Publié le 9 mai 2025
– Mis à jour le 13 mai 2025
Vanessa Frangville est professeure en études chinoises, en Faculté de Lettres, Traduction et Communication. Elle reçoit le prix de la diffusion scientifique ULB - catégorie multimédia - pour le projet collaboratif Uyghur Art, vitrine de la production artistique ouïgoure en exil.
Vanessa Frangville, professeure en études chinoises, directrice de la Maison des sciences humaines et co-créatrice du Centre de recherche EASt sur l’Asie de l’Est de l’ULB, est bien plus qu’une académique. C’est une défenderesse de la cause ouïgoure à laquelle elle s’intéresse très tôt dans son parcours. « J'ai écrit un mémoire sur les étudiants ouïgours à Pékin, puis une thèse sur la représentation des minorités ethniques dans le cinéma chinois ».
S’ensuivent de nombreux séjours à Pékin, avec la volonté de poursuivre cette recherche sur les Ouïgours, de contribuer à la collecte d'informations sur ce peuple turcophone en prise avec les politiques répressives de l’État chinois, afin de révéler ce qu’il se passe vraiment et faire contrepoids au discours officiel chinois.
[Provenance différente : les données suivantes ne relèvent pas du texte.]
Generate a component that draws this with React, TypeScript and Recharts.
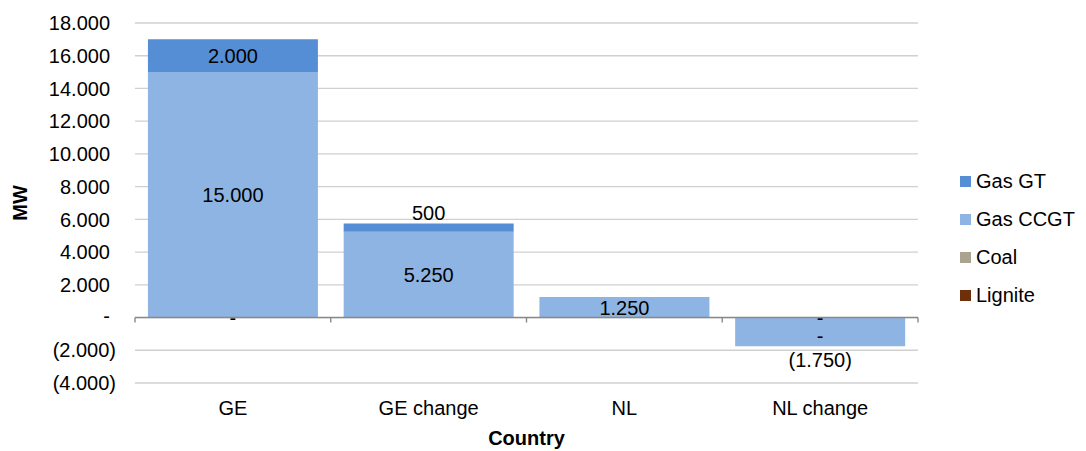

Mais, progressivement, ses contacts sur place arrêtent de lui répondre, jusqu’à cette expérience pénible en 2018 : «
J’étais au restaurant avec une amie ouïgoure qui me parlait de son grand-père envoyé en camp. Nous avons été écoutées, puis suivies jusqu'à mon hôtel. Elle a reçu des appels téléphoniques qui l'ont paniquée, elle est partie en vitesse et je ne l'ai jamais revue. Et c'est arrivé avec d’autres amis » se rappelle Vanessa Frangville.
Le terrain étant devenu inaccessible, elle se tourne vers la communauté ouïgoure en exil. «
Et vers une recherche davantage dans mes cordes, qui touche au cinéma, mais aussi à l'art en général ». Cela donne naissance à la plateforme Uyghur Art qu’elle lance en 2021 en collaboration avec Mukaddas Mijit, cinéaste-performeuse et postdoctorante ouïgoure. Elles sont ensuite rejointes par Sonya Imin, plasticienne et doctorante américano-ouïgoure.
Cette plateforme, soutenue par le FNRS, est une vitrine de la production artistique ouïgoure en exil.
« Elle vise à témoigner et sensibiliser à la question ouïgoure à travers l'objet artistique. Car l’art est politique » précise Vanessa Frangville.
On y retrouve des productions cinématographiques et littéraires, des podcasts qui donnent la parole aux artistes ouïgours, un ouvrage de traductions de littérature ouïgoure - complètement méconnue - mais aussi des publications scientifiques et des interventions médiatiques.
Uyghur Art est donc une plateforme interdisciplinaire alliant art, recherche scientifique et militantisme, qui met en lumière le patrimoine artistique des Ouïgours tout en documentant la répression qu’ils subissent. «
Notre volonté est aussi d'impliquer de façon créative et collaborative les artistes ouïgours avec lesquels on s’entretient pour nos recherches. C’est une artiste ouïgoure qui a conçu en grande partie le graphisme de notre site, d’autres ont créé les couvertures et le générique de nos podcasts ou les illustrations de notre livre de traductions » précise Vanessa Frangville.
Ce projet montre que l’art peut devenir un outil de résilience.
« La question ouïgoure est mal connue, et charrie des discours divergents, souvent dans des termes très dramatiques. Nous voulons montrer que cette culture est dynamique et n'est pas seulement une culture de la souffrance. Et que cette souffrance, qui est bien réelle, peut s'exprimer de façon constructive à travers l’art » conclut-elle.